Renewal is also worth prioritizing if your passport has limited blank pages, visible damage, or inconsistent personal information after a name change. Travelers sometimes focus only on the expiration date and miss other passport issues that can delay boarding or entry.

The cost of renewing can feel inconvenient. The cost of not renewing can be much worse – canceled flights, lost reservations, missed work obligations, or emergency document processing under intense time pressure.

What to do if your trip is coming up fast

If departure is close and your passport validity may not meet entry requirements, waiting and hoping is a poor strategy. This is the point where professional support becomes valuable. A rushed passport case is not just about speed. It is also about getting the paperwork right the first time, knowing which service fits your situation, and avoiding preventable errors that can delay approval.

For travelers in the United States, expedited passport support can help when a renewal or replacement needs to happen on a deadline. The right service should include document review, guidance on forms and photo requirements, clear tracking, and access to a U.S. Department of State registered and authorized courier network that is permitted to make limited in-person submissions through the Passport Agency hand-courier program.

That distinction matters. Travelers in urgent situations are not paying for guesswork or a line-standing service. They are paying for access to an official, federally vetted courier submission channel with strict standards and limited daily availability, along with hands-on support designed to reduce mistakes.

Common mistakes travelers make with passport validity

One of the biggest mistakes is checking only the expiration month and not the exact date. Another is assuming a booked ticket means travel documents have already been validated. Airlines typically verify closer to departure, so problems often surface late.

Travelers also rely too heavily on old advice from friends or online forums. Entry requirements can change, and what worked for someone last year may not apply to your route, nationality, or destination today. Families sometimes overlook child passport expiration dates, and business travelers often underestimate how quickly an overseas meeting can turn into immediate travel.

A more subtle mistake is waiting to renew because the passport is “still good.” Technically, that may be true. Practically, it may not be good enough for your trip.

A better way to check passport validity for international travel

Start with your passport expiration date and count forward from your travel dates, not backward from today. If the remaining validity is under six months, treat it as a possible issue immediately. Then consider the full itinerary, including transit points, cruises, and any country where you may clear immigration.

If you are close to departure, do not leave the review to chance. Fast Passport Center is built for travelers who need clarity and speed, with guided support, document pre-check and review, and expedited processing options designed to help prevent delays when timing is critical.

The goal is not just getting a passport fast. It is making sure the passport you travel with is actually acceptable for the trip you are taking.

Why this matters more than most travelers expect

Passport validity rules are easy to ignore because they feel technical right up until they interrupt a real trip. Then they become very personal, very expensive, and very urgent. A passport that expires “soon” can still derail boarding, hotel plans, business meetings, cruises, and family vacations.

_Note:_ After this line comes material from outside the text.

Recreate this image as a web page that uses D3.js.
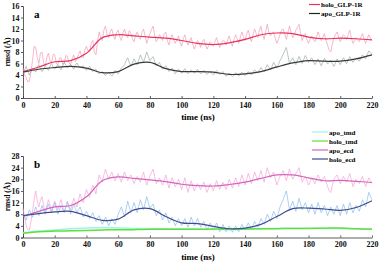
<!DOCTYPE html>
<html>
<head>
<meta charset="utf-8">
<script src="https://cdn.jsdelivr.net/npm/d3@7"></script>
<style>
  body { margin: 0; background: #fff; }
  text { font-family: "Liberation Serif", "Times New Roman", serif; font-weight: bold; }
</style>
</head>
<body>
<div id="chart"></div>
<script>
// time steps
var tRaw = d3.range(0, 221, 1);
var tSmooth = d3.range(0, 221, 10);
var xTicks = [0, 20, 40, 60, 80, 100, 120, 140, 160, 180, 200, 220];

// panel a (raw every 1 ns, smooth every 10 ns)
var holoRaw = [
  5.2,4.0,3.5,2.8,2.9,4.5,6.5,9.0,8.8,7.0,
  6.0,7.8,8.0,6.2,5.5,7.0,7.8,6.5,6.2,7.6,
  7.5,6.0,5.8,6.9,7.0,5.9,6.0,7.4,7.2,6.1,
  5.8,6.8,7.5,6.3,6.8,7.6,8.2,7.1,7.0,8.4,
  9.0,8.2,8.0,9.5,10.0,8.0,7.5,9.8,11.5,10.4,
  10.0,11.8,12.5,11.0,10.5,11.6,12.0,10.8,10.2,11.4,
  11.8,10.6,10.0,11.3,12.0,11.0,10.5,11.7,11.2,10.3,
  9.8,10.9,11.5,10.6,10.2,11.4,12.0,10.8,9.5,10.4,
  11.2,11.9,12.5,11.0,9.8,10.3,11.0,10.6,10.0,11.2,
  11.5,10.0,9.2,10.4,11.0,10.1,9.5,10.2,10.8,9.6,
  9.0,10.3,11.0,9.8,9.2,9.9,10.5,9.4,8.5,9.3,
  10.0,9.6,8.8,9.7,10.2,9.3,8.5,9.1,9.8,9.5,
  9.0,9.8,10.5,9.6,8.8,9.4,10.0,9.9,9.2,10.1,
  10.8,9.7,9.0,10.2,11.0,10.3,9.5,10.6,11.5,10.7,
  10.0,11.1,11.8,10.6,9.8,11.0,12.0,11.2,10.5,11.7,
  12.5,11.0,10.2,11.6,12.8,11.4,10.8,11.3,11.5,10.4,
  9.5,10.2,11.0,11.8,12.0,11.1,10.2,11.4,12.5,11.3,
  10.5,11.0,11.8,12.3,12.8,11.2,10.0,10.8,11.2,10.1,
  9.5,10.3,10.8,10.2,9.8,10.6,11.5,10.7,10.0,10.6,
  11.2,10.0,9.2,8.3,8.0,9.4,10.5,11.0,11.5,10.6,
  9.8,10.5,11.0,10.7,10.2,11.0,11.8,10.5,9.5,9.9,
  10.5,10.1,9.8,10.6,11.2,10.2,9.5,10.3,11.0,10.4,
  10.0];
var apoRaw = [
  4.2,4.9,5.5,4.7,4.0,4.6,5.2,4.8,4.5,5.3,
  5.8,5.1,4.6,5.0,5.5,5.2,4.8,5.5,6.0,5.4,
  5.0,5.5,5.8,5.3,4.9,5.6,6.2,5.7,5.2,5.5,
  5.9,5.4,5.0,5.7,6.1,5.6,5.3,5.5,5.6,5.1,
  4.8,5.2,5.5,5.0,4.6,4.9,5.0,4.5,4.2,4.4,
  4.6,4.2,3.9,4.3,4.5,4.1,3.8,4.2,4.8,4.5,
  4.2,4.7,5.2,5.5,5.8,6.5,7.0,6.2,5.6,6.1,
  6.8,6.3,5.8,6.6,7.5,6.8,6.2,7.1,8.0,7.2,
  6.5,6.9,7.2,6.4,5.6,5.9,6.2,5.5,5.0,5.3,
  5.6,5.1,4.6,4.9,5.2,4.7,4.2,4.6,5.0,4.7,
  4.3,4.7,5.1,4.6,4.2,4.5,4.9,4.6,4.3,4.6,
  5.0,4.6,4.2,4.5,4.8,4.4,4.1,4.4,4.7,4.3,
  4.0,4.4,4.8,4.4,4.1,4.3,4.6,4.2,3.8,4.0,
  4.3,4.0,3.7,4.0,4.4,4.1,3.8,4.2,4.5,4.2,
  3.9,4.2,4.6,4.3,4.0,4.4,4.9,4.6,4.3,4.8,
  5.3,4.9,4.6,5.2,5.8,5.3,4.9,5.5,6.2,5.7,
  5.2,5.8,6.5,7.0,7.6,8.2,8.8,7.4,6.0,6.5,
  7.0,6.4,5.8,6.5,7.2,6.6,6.0,6.7,7.4,6.8,
  6.2,6.6,7.0,6.4,5.8,6.3,6.8,6.2,5.6,6.2,
  6.9,6.4,5.9,6.2,6.6,6.0,5.5,6.1,6.8,6.3,
  5.8,6.4,7.0,6.5,6.0,6.6,7.2,6.7,6.2,6.6,
  7.0,6.7,6.4,6.9,7.5,7.1,6.8,7.5,8.2,7.9,
  7.6];
var holoSmooth = [4.6,5.4,6.3,6.5,7.8,10.5,11.0,10.8,10.6,10.4,10.0,9.5,9.3,9.6,10.2,11.0,11.3,11.2,10.6,10.3,10.4,10.3,10.1];
var apoSmooth = [4.5,5.0,5.3,5.5,5.2,4.4,4.6,5.9,6.2,5.1,4.6,4.6,4.5,4.1,4.2,4.6,5.4,6.1,6.5,6.4,6.4,6.8,7.5];
var yTicksA = [0, 2, 4, 6, 8, 10, 12, 14, 16];

// panel b
var apoEcdRaw = [
  10.0,7.0,4.0,2.8,2.5,5.5,9.0,13.0,16.0,12.5,
  10.5,12.8,14.0,11.0,8.5,10.8,13.0,11.2,9.0,10.9,
  12.5,11.0,9.5,11.4,13.0,10.6,8.8,10.5,12.0,10.8,
  9.5,11.6,13.5,12.0,10.5,12.9,15.0,13.2,12.0,14.5,
  16.5,15.0,14.0,16.2,18.0,16.4,15.0,18.5,21.5,20.2,
  19.0,21.5,23.5,21.6,20.0,21.4,22.5,20.8,19.5,20.8,
  22.0,20.5,19.0,20.8,22.5,21.0,19.5,20.6,21.5,20.0,
  18.5,19.9,21.0,20.1,19.0,20.8,22.5,20.2,18.0,19.6,
  21.0,22.4,23.5,20.9,18.5,19.4,20.5,19.2,18.0,19.8,
  21.5,19.2,17.0,18.8,20.5,18.9,17.5,18.6,20.0,18.3,
  16.5,18.6,20.5,18.0,15.5,17.5,19.5,17.8,16.0,17.3,
  18.5,17.6,16.5,17.8,19.0,17.2,15.5,17.0,18.5,17.3,
  16.0,17.8,19.5,18.0,16.5,17.8,19.0,17.8,16.5,18.2,
  20.0,18.6,17.0,18.8,20.5,19.0,17.5,19.5,21.5,19.8,
  18.0,20.0,22.0,20.3,18.5,20.5,22.5,21.0,19.5,21.2,
  23.0,21.0,19.0,21.5,24.0,22.2,20.5,21.6,22.5,20.2,
  18.0,19.5,21.0,22.0,23.0,21.2,19.5,21.5,23.5,21.8,
  20.0,21.0,22.0,23.0,24.0,21.5,19.0,20.0,21.0,19.5,
  18.0,19.2,20.5,19.5,18.5,20.0,21.5,20.3,19.0,20.0,
  21.0,19.2,17.5,16.0,15.5,17.8,20.0,20.8,21.5,20.0,
  18.5,19.8,21.0,20.0,19.0,20.5,22.0,19.8,17.5,18.8,
  20.0,19.2,18.5,19.8,21.0,19.2,17.5,19.0,20.5,19.5,
  18.5];
var holoEcdRaw = [
  8.0,7.0,6.0,7.8,9.5,8.2,7.0,8.8,10.5,9.0,
  7.5,9.2,11.0,9.5,8.0,9.8,11.5,10.0,8.5,10.2,
  12.0,10.0,8.0,9.5,11.0,9.8,8.5,10.5,12.5,10.2,
  8.0,9.8,11.5,10.0,8.5,9.5,10.5,8.8,7.0,8.0,
  9.0,7.8,6.5,7.5,8.5,7.0,5.5,6.5,7.5,6.0,
  4.5,5.8,7.0,5.5,4.0,5.2,6.5,5.5,4.5,6.2,
  8.0,9.2,10.5,8.8,7.0,9.8,12.5,10.5,8.5,10.2,
  12.0,10.2,8.5,10.8,13.0,11.2,9.5,11.8,14.0,12.0,
  10.0,10.8,11.5,9.5,7.5,8.5,9.5,7.8,6.0,7.2,
  8.5,6.8,5.0,6.0,7.0,5.5,4.0,5.2,6.5,5.2,
  4.0,5.2,6.5,5.0,3.5,5.2,7.0,5.5,4.0,5.2,
  6.5,5.0,3.5,4.5,5.5,4.0,2.5,3.8,5.0,3.8,
  2.5,3.8,5.0,3.5,2.0,3.2,4.5,3.2,2.0,3.0,
  4.0,2.9,1.8,2.9,4.0,3.0,2.0,3.2,4.5,3.5,
  2.5,3.8,5.0,4.0,3.0,4.2,5.5,4.5,3.5,5.0,
  6.5,5.5,4.5,6.2,8.0,6.8,5.5,7.2,9.0,7.8,
  6.5,8.5,10.5,11.8,13.0,14.5,16.0,12.8,9.5,11.0,
  12.5,10.8,9.0,11.2,13.5,11.5,9.5,10.8,12.0,10.2,
  8.5,10.0,11.5,9.8,8.0,10.0,12.0,10.2,8.5,9.8,
  11.0,9.2,7.5,9.0,10.5,9.2,8.0,9.5,11.0,9.2,
  7.5,9.5,11.5,9.8,8.0,10.0,12.0,10.2,8.5,9.8,
  11.0,10.0,9.0,11.0,13.0,11.8,10.5,13.0,15.5,14.2,
  13.0];
var apoEcdSmooth = [7.2,9.0,10.5,11.0,14.0,19.5,20.8,20.3,19.8,19.2,18.3,17.8,17.7,18.2,19.0,20.3,21.5,21.5,20.5,19.5,19.6,19.3,18.9];
var holoEcdSmooth = [7.5,8.2,8.8,9.0,7.5,5.9,6.3,9.5,9.9,7.2,5.0,4.8,3.8,3.0,3.2,4.5,7.2,9.9,10.1,9.8,9.3,10.3,12.6];
var apoTmd = [1.6,2.2,2.6,3.0,3.3,3.4,3.3,3.1,3.0,3.0,3.0,2.9,2.8,2.7,2.8,3.0,3.1,3.2,3.2,3.1,3.1,3.0,2.9];
var holoTmd = [1.5,2.0,2.2,2.3,2.4,2.6,2.7,2.7,2.8,2.8,2.8,2.8,2.9,2.9,2.9,3.0,3.0,3.1,3.1,3.2,3.3,3.0,2.8];
var yTicksB = [0, 4, 8, 12, 16, 20, 24, 28];

var svg = d3.select("#chart").append("svg")
  .attr("width", 381)
  .attr("height", 266);

var x = d3.scaleLinear().domain([0, 220]).range([23, 372]);

function drawPanel(cfg) {
  var y = d3.scaleLinear().domain([0, cfg.ymax]).range([cfg.y0, cfg.y1]);
  var g = svg.append("g");

  g.append("g")
    .attr("transform", `translate(0, ${cfg.y0})`)
    .call(d3.axisBottom(x).tickValues(xTicks).tickSizeInner(-2).tickSizeOuter(0).tickPadding(4));
  g.append("g")
    .attr("transform", "translate(23, 0)")
    .call(d3.axisLeft(y).tickValues(cfg.yTicks).tickSize(2).tickPadding(1.5));
  g.selectAll(".tick text").attr("font-size", 8).attr("font-family", "Liberation Serif").attr("font-weight", "bold").attr("fill", "#111");
  g.selectAll(".domain, .tick line").attr("stroke", "#333").attr("stroke-width", 0.8);

  // lines
  cfg.series.forEach(function(s) {
    var line = d3.line()
      .x((d, i) => x(s.t[i]))
      .y(d => y(d))
      .curve(s.smooth ? d3.curveCatmullRom.alpha(0.5) : d3.curveLinear);
    g.append("path")
      .datum(s.values)
      .attr("fill", "none")
      .attr("stroke", s.color)
      .attr("stroke-width", s.width)
      .attr("d", line);
  });

  g.append("text")
    .attr("x", 34).attr("y", cfg.y1 + 12)
    .attr("font-size", 11).attr("font-weight", "normal")
    .text(cfg.label);

  g.append("text")
    .attr("transform", `translate(10, ${(cfg.y0 + cfg.y1) / 2}) rotate(-90)`)
    .attr("text-anchor", "middle")
    .attr("font-size", 7.5)
    .text("rmsd (Å)");

  g.append("text")
    .attr("x", 198).attr("y", cfg.y0 + 22)
    .attr("text-anchor", "middle")
    .attr("font-size", 9)
    .text("time (ns)");

  // legend
  cfg.legend.forEach(function(l, i) {
    var ly = cfg.legendY + i * cfg.legendStep;
    g.append("line")
      .attr("x1", cfg.legendX).attr("x2", cfg.legendX + cfg.legendLen)
      .attr("y1", ly).attr("y2", ly)
      .attr("stroke", l.color).attr("stroke-width", 1.2);
    g.append("text")
      .attr("x", cfg.legendX + cfg.legendLen + 1).attr("y", ly + 2.5)
      .attr("font-size", 7)
      .text(l.name);
  });
}

drawPanel({
  y0: 98, y1: 6, ymax: 16, yTicks: yTicksA, label: "a",
  series: [
    {t: tRaw, values: holoRaw, color: "#f39ab6", width: 0.7},
    {t: tRaw, values: apoRaw, color: "#9eaaad", width: 0.7},
    {t: tSmooth, values: holoSmooth, color: "#e8335e", width: 1.2, smooth: true},
    {t: tSmooth, values: apoSmooth, color: "#3a3a3a", width: 1.2, smooth: true}
  ],
  legend: [{name: "holo_GLP-1R", color: "#e8335e"}, {name: "apo_GLP-1R", color: "#222"}],
  legendX: 309, legendLen: 11, legendY: 4.5, legendStep: 9
});

drawPanel({
  y0: 237.5, y1: 156, ymax: 28, yTicks: yTicksB, label: "b",
  series: [
    {t: tRaw, values: apoEcdRaw, color: "#f5a0d8", width: 0.7},
    {t: tRaw, values: holoEcdRaw, color: "#86bdee", width: 0.7},
    {t: tSmooth, values: apoTmd, color: "#9ff2e6", width: 1.5, smooth: true},
    {t: tSmooth, values: holoTmd, color: "#5fe03a", width: 1.5, smooth: true},
    {t: tSmooth, values: apoEcdSmooth, color: "#d266bb", width: 1.2, smooth: true},
    {t: tSmooth, values: holoEcdSmooth, color: "#3f4c8e", width: 1.2, smooth: true}
  ],
  legend: [
    {name: "apo_tmd", color: "#9ff2e6"},
    {name: "holo_tmd", color: "#5fe03a"},
    {name: "apo_ecd", color: "#d266bb"},
    {name: "holo_ecd", color: "#3f4c8e"}
  ],
  legendX: 312, legendLen: 16, legendY: 132, legendStep: 9
});
</script>
</body>
</html>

The good news is that this problem is usually preventable. If you check early, verify the exact validity requirement for your itinerary, and renew before your timeline gets too tight, you can avoid a lot of unnecessary stress. And if time is short, getting experienced support can turn a high-pressure document issue into a managed process.

Before you focus on bags, seats, or airport transfers, look at the expiration date in your passport. That one check can save your trip.